Mayan accommodates eight guests and requires a crew of three to sail.

==History==
Mayan was designed by John Alden's office in 1946 for Paul and Charles Allen, Paul served as a WWII Navy captain, and was a revision on their Design No. 356 from 1928. C. Allen's son, Paul Allen led the construction team at Tewes Dockyard near Belize City, in the former British Honduras. Mayan was sailed to New York City after launching. She was sold in 1948 and served in the charter trade under a series of owners through the 1950s and 1960s.

In 1969, musician David Crosby found Mayan in Port Everglades in Fort Lauderdale and purchased her for $22,500 borrowed from fellow musician Peter Tork. He sailed her from Florida through the Caribbean and the Panama Canal to a new home port in Sausalito, California. In 1970, Crosby began living on Mayan full-time and wrote songs such as "Wooden Ships", "Carry Me", and "Lee Shore" while aboard. Crosby eventually moved Mayan to Santa Barbara, California. He owned her for 46 years.

In 2005, Mayan was extensively rebuilt by master shipwright Wayne Ettel. At that time her Mercedes Benz engine was entirely rebuilt, much of her rigging replaced, and various systems improved or replaced.

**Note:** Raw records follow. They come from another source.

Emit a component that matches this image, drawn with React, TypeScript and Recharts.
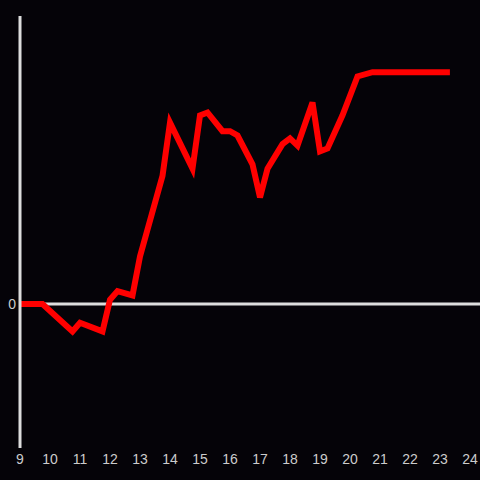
import { LineChart, Line, XAxis, YAxis, ReferenceLine } from "recharts"

const BG = "#050308"
const AXIS = "#dddddd"
const RED = "#ff0000"

// hours of the day and the value at each one
const hours = [9, 9.75, 10.75, 11, 11.75, 12, 12.25, 12.75, 13, 13.75, 14, 14.75, 15, 15.25, 15.75, 16, 16.25, 16.75, 17, 17.25, 17.75, 18, 18.25, 18.75, 19, 19.25, 19.75, 20.25, 20.75, 23.33]
const values = [0, 0, -0.19, -0.13, -0.19, 0.03, 0.09, 0.06, 0.33, 0.89, 1.26, 0.94, 1.31, 1.33, 1.2, 1.2, 1.17, 0.97, 0.74, 0.94, 1.11, 1.15, 1.1, 1.4, 1.06, 1.08, 1.31, 1.58, 1.61, 1.61]
const xTicks = [9, 10, 11, 12, 13, 14, 15, 16, 17, 18, 19, 20, 21, 22, 23, 24]
const yTicks = [0]

const data = hours.map((h, i) => ({ h, v: values[i] }))

export default function App() {
  return (
    <div style={{ position: "fixed", top: 0, left: 0, width: 480, height: 480, background: BG }}>
      <LineChart width={480} height={480} data={data} margin={{ top: 16, right: 0, left: 0, bottom: 0 }}>
        <XAxis
          dataKey="h"
          type="number"
          domain={[9, 73 / 3]}
          ticks={xTicks}
          axisLine={false}
          tickLine={false}
          tickSize={0}
          tickMargin={6}
          height={32}
          allowDataOverflow
          tick={{ fill: "#cccccc", fontSize: 14, fontFamily: "Liberation Sans" }}
        />
        <YAxis
          domain={[-1, 2]}
          ticks={yTicks}
          width={20}
          tickLine={false}
          tickSize={2}
          tickMargin={2}
          axisLine={{ stroke: AXIS, strokeWidth: 3 }}
          tick={{ fill: "#cccccc", fontSize: 14, fontFamily: "Liberation Sans" }}
        />
        <ReferenceLine y={0} stroke={AXIS} strokeWidth={3} />
        <Line
          dataKey="v"
          stroke={RED}
          strokeWidth={6}
          dot={false}
          type="linear"
          strokeLinejoin="miter"
          isAnimationActive={false}
        />
      </LineChart>
    </div>
  )
}
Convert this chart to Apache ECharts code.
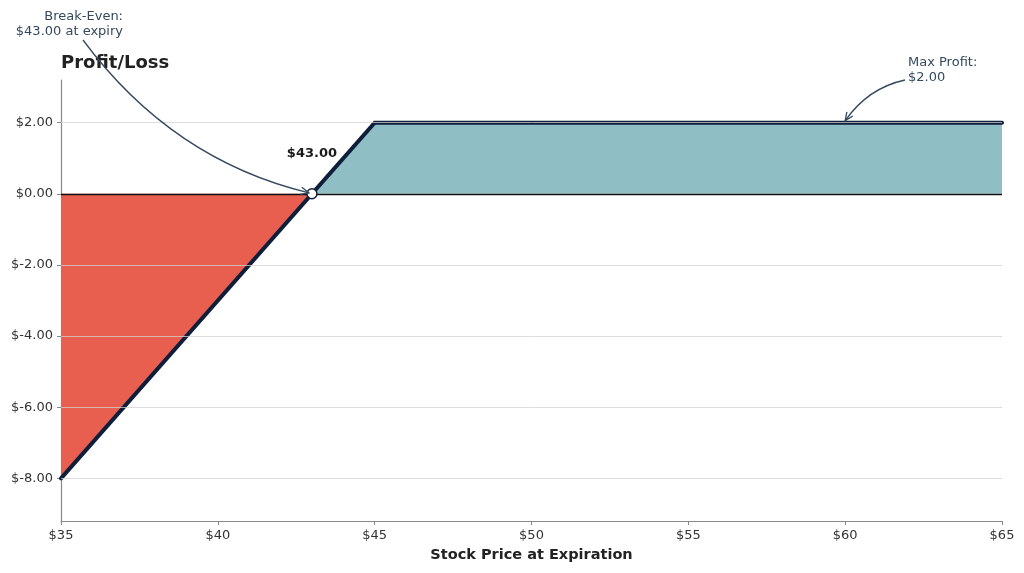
<!DOCTYPE html>
<html><head><meta charset="utf-8">
<script src="https://cdn.jsdelivr.net/npm/echarts@6/dist/echarts.min.js"></script>
<style>html,body{margin:0;padding:0;background:#fff}#c{width:1024px;height:573px}</style>
</head><body><div id="c"></div>
<script>
// ---- data ----
const lossArea = [[35, -8], [43, 0]];
const profitArea = [[43, 0], [45, 2], [65, 2]];
const payoff = [[35, -8], [45, 2], [65, 2]];
const breakEven = [43, 0];
const maxProfitPoint = [60, 2];
const yTickValues = [-8, -6, -4, -2, 0, 2];
const gridValues = [-8, -6, -4, -2, 2];
const breakEvenText = 'Break-Even:\n$43.00 at expiry';
const breakEvenLabel = '$43.00';
const maxProfitText = 'Max Profit:\n$2.00';

const FONT = 'DejaVu Sans';
const annoColor = '#34495e';
const chart = echarts.init(document.getElementById('c'), null, {renderer: 'canvas'});

chart.setOption({
  animation: false,
  backgroundColor: '#fff',
  textStyle: {fontFamily: FONT},
  title: {
    text: 'Profit/Loss', left: 61, top: 54, padding: 0,
    textStyle: {fontFamily: FONT, fontSize: 18, fontWeight: 'bold', color: '#222'}
  },
  grid: {left: 61, right: 22, top: 80, bottom: 52, containLabel: false},
  xAxis: {
    type: 'value', min: 35, max: 65, interval: 5,
    name: 'Stock Price at Expiration', nameLocation: 'middle', nameGap: 27,
    nameTextStyle: {fontFamily: FONT, fontSize: 14.5, fontWeight: 'bold', color: '#222'},
    axisLine: {show: true, onZero: false, lineStyle: {color: '#888', width: 1.2}},
    axisTick: {show: true, length: 4, lineStyle: {color: '#888'}},
    axisLabel: {fontFamily: FONT, fontSize: 13, color: '#333', margin: 8, formatter: v => '$' + v},
    splitLine: {show: false}
  },
  yAxis: {
    type: 'value', min: -9.2, max: 3.2,
    axisLine: {show: true, onZero: false, lineStyle: {color: '#888', width: 1.2}},
    axisTick: {show: true, length: 4, customValues: yTickValues, lineStyle: {color: '#888'}},
    axisLabel: {fontFamily: FONT, fontSize: 13, color: '#333', margin: 8,
      customValues: yTickValues, formatter: v => '$' + Number(v).toFixed(2)},
    splitLine: {show: false}
  },
  series: [
    {type: 'line', data: lossArea, showSymbol: false, z: 1,
      lineStyle: {width: 0}, areaStyle: {color: '#e85f4f', opacity: 1, origin: 0}},
    {type: 'line', data: profitArea, showSymbol: false, z: 1,
      lineStyle: {width: 0}, areaStyle: {color: '#8fbfc4', opacity: 1, origin: 0}},
    {type: 'line', data: [], z: 2, silent: true,
      markLine: {silent: true, symbol: 'none', label: {show: false},
        lineStyle: {color: 'rgba(210,210,210,0.75)', type: 'solid', width: 1},
        data: gridValues.map(v => ({yAxis: v}))}},
    {type: 'line', data: [], z: 3, silent: true,
      markLine: {silent: true, symbol: 'none', label: {show: false},
        lineStyle: {color: '#111', type: 'solid', width: 1.3},
        data: [{yAxis: 0}]}},
    {type: 'line', data: payoff, showSymbol: false, z: 4,
      lineStyle: {color: '#0f1e3a', width: 4, cap: 'round', join: 'miter'}},
    {type: 'scatter', data: [breakEven], z: 5, symbol: 'circle', symbolSize: 10,
      itemStyle: {color: '#ffffff', borderColor: '#0f1e3a', borderWidth: 1.5, opacity: 1},
      label: {show: true, position: 'top', distance: 28, formatter: breakEvenLabel,
        fontFamily: FONT, fontSize: 13, fontWeight: 'bold', color: '#1a1a1a',
        textBorderWidth: 0, opacity: 1}}
  ]
});

function arrow(p0, c, p2) {
  const ang = Math.atan2(p2[1] - c[1], p2[0] - c[0]);
  const L = 9, a = 0.42;
  const h1 = [p2[0] - L * Math.cos(ang - a), p2[1] - L * Math.sin(ang - a)];
  const h2 = [p2[0] - L * Math.cos(ang + a), p2[1] - L * Math.sin(ang + a)];
  return [
    {type: 'bezierCurve', shape: {x1: p0[0], y1: p0[1], cpx1: c[0], cpy1: c[1], x2: p2[0], y2: p2[1]},
      style: {stroke: annoColor, lineWidth: 1.3, fill: null}, z: 100},
    {type: 'polyline', shape: {points: [h1, p2, h2]},
      style: {stroke: annoColor, lineWidth: 1.3, fill: null}, z: 100}
  ];
}

const be = chart.convertToPixel({gridIndex: 0}, breakEven);
const mp = chart.convertToPixel({gridIndex: 0}, maxProfitPoint);
const beStart = [83, 40];
const mpStart = [905, 80];
const beEnd = [be[0] - 3, be[1] - 1];
const mpEnd = [mp[0], mp[1] - 2];

chart.setOption({
  graphic: [
    {type: 'text', x: 123, y: 9, z: 100,
      style: {text: breakEvenText, fontFamily: FONT, fontSize: 13, fill: annoColor,
        align: 'right', verticalAlign: 'top', lineHeight: 15}},
    {type: 'text', x: 908, y: 55, z: 100,
      style: {text: maxProfitText, fontFamily: FONT, fontSize: 13, fill: annoColor,
        align: 'left', verticalAlign: 'top', lineHeight: 15}},
    ...arrow(beStart, [172, 160], beEnd),
    ...arrow(mpStart, [868, 88], mpEnd)
  ]
});
</script></body></html>
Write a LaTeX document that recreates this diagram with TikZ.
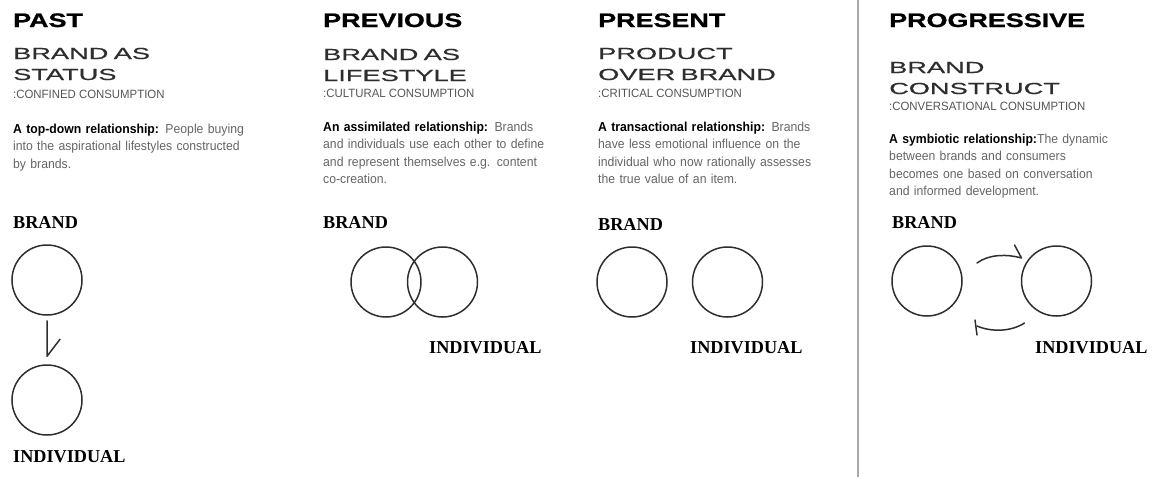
\documentclass[tikz,border=0pt]{standalone}
\usepackage{fontspec}
\setmainfont{Liberation Sans}
\newfontfamily\headfont[FakeStretch=1.38,FakeBold=1]{Liberation Sans}
\newfontfamily\widefont[FakeStretch=1.7,FakeBold=0.6]{Liberation Sans}
\newfontfamily\narrowfont[FakeStretch=0.95]{Liberation Sans}
\newfontfamily\bodyfont[FakeStretch=0.94]{Liberation Sans}
\newfontfamily\labelfont{Liberation Serif}
\usetikzlibrary{positioning}
\definecolor{inkgray}{HTML}{2E2E2E}
\definecolor{textgray}{HTML}{656565}
\definecolor{subgray}{HTML}{555555}
\definecolor{rulegray}{HTML}{A8A8A8}

\begin{document}
\begin{tikzpicture}[x=1pt, y=1pt,
  era/.style={anchor=base west, inner sep=0, font=\headfont\bfseries\fontsize{19.5}{22}\selectfont},
  title/.style={anchor=base west, inner sep=0, text width=300pt, align=left,
    text=inkgray, font=\widefont\fontsize{16}{21}\selectfont},
  mode/.style={anchor=base west, inner sep=0, text=subgray,
    font=\narrowfont\fontsize{12}{14}\selectfont},
  body/.style={anchor=base west, inner sep=0, text width=280pt, align=left,
    text=textgray, font=\bodyfont\fontsize{13}{17.5}\selectfont},
  tag/.style={inner sep=0, font=\labelfont\bfseries\fontsize{18.2}{22}\selectfont},
  ring/.style={draw=inkgray, line width=1.5pt, circle, minimum size=70pt, inner sep=0},
  hand/.style={draw=inkgray, line width=1.5pt, line cap=round, line join=round},
  rule/.style={draw=rulegray, line width=2pt}
]
\useasboundingbox (0,0) rectangle (1152,-477);

% past
\node[era] (past) at (13,-27) {PAST};
\node[title] (pasttitle) at (13,-59) {BRAND AS\\STATUS};
\node[mode] (pastmode) at (13,-98) {:CONFINED CONSUMPTION};
\node[body] (pastbody) at (13,-133) {{\bfseries\color{black}A top-down relationship:} People buying\\into the aspirational lifestyles constructed\\by brands.};
\node[tag, anchor=base west] (pastbrand) at (13,-228) {BRAND};
\node[ring] (brandA) at (47,-280) {};
\node[ring] (indivA) at (47,-400) {};
\node[tag, anchor=base west] (pastindiv) at (13,-462) {INDIVIDUAL};
\draw[hand] ([yshift=-5pt]brandA.south) -- ([yshift=8pt]indivA.north) -- ++(13,17);

% previous
\node[era] (previous) at (323,-27) {PREVIOUS};
\node[title] (prevtitle) at (323,-60) {BRAND AS\\LIFESTYLE};
\node[mode] (prevmode) at (323,-97) {:CULTURAL CONSUMPTION};
\node[body] (prevbody) at (323,-131) {{\bfseries\color{black}An assimilated relationship:} Brands\\and individuals use each other to define\\and represent themselves e.g. content\\co-creation.};
\node[tag, anchor=base west] (prevbrand) at (323,-228) {BRAND};
\node[ring] (brandB) at (386,-282) {};
\node[ring, right=-15pt of brandB] (indivB) {};
\node[tag, anchor=base west] (previndiv) at (429,-353) {INDIVIDUAL};

% present
\node[era] (present) at (598,-27) {PRESENT};
\node[title] (prestitle) at (598,-59) {PRODUCT\\OVER BRAND};
\node[mode] (presmode) at (598,-97) {:CRITICAL CONSUMPTION};
\node[body] (presbody) at (598,-131) {{\bfseries\color{black}A transactional relationship:} Brands\\have less emotional influence on the\\individual who now rationally assesses\\the true value of an item.};
\node[tag, anchor=base west] (presbrand) at (598,-230) {BRAND};
\node[ring] (brandC) at (632,-282) {};
\node[ring, right=24pt of brandC] (indivC) {};
\node[tag, anchor=base west] (presindiv) at (690,-353) {INDIVIDUAL};

\draw[rule] (857.5,0) -- (857.5,-477);

% progressive
\node[era] (progressive) at (889,-27) {PROGRESSIVE};
\node[title] (progtitle) at (889,-73) {BRAND\\CONSTRUCT};
\node[mode] (progmode) at (889,-110) {:CONVERSATIONAL CONSUMPTION};
\node[body] (progbody) at (889,-143) {{\bfseries\color{black}A symbiotic relationship:}The dynamic\\between brands and consumers\\becomes one based on conversation\\and informed development.};
\node[tag, anchor=base west] (progbrand) at (892,-228) {BRAND};
\node[ring] (brandD) at (927,-281) {};
\node[ring, right=58pt of brandD] (indivD) {};
\node[tag, anchor=base west] (progindiv) at (1035,-353) {INDIVIDUAL};
\draw[hand] ([shift={(50,18)}]brandD.center) .. controls +(12,9) and +(-14,4) .. ([shift={(-35,23)}]indivD.center) -- ++(-7,13);
\draw[hand] ([shift={(-32,-42)}]indivD.center) .. controls +(-14,-9) and +(14,-6) .. ([shift={(50,-45)}]brandD.center);
\draw[hand] ([shift={(48,-39)}]brandD.center) -- ++(2,-15);
\end{tikzpicture}
\end{document}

In 2014, Stacey & Beau Vrolyk purchased Mayan from Crosby and moved her to Santa Cruz, California which remains her home port. From 2014 to 2018 during the off-season, the Vrolyk's returned Mayan to Wayne Ettel's boatyard and had her cockpit replaced, new fuel tanks and plumbing made, a holding tank added, a new head and shower built, her rail caps replaced, her Sampson post and many more of her frames replaced, and removed the white paint and varnished the cabin sides and rails. In 2022, master rigger Matthew Coale of Santa Cruz converted her from a staysail schooner back into her original design as a transitional schooner and outfitted her for classics racing.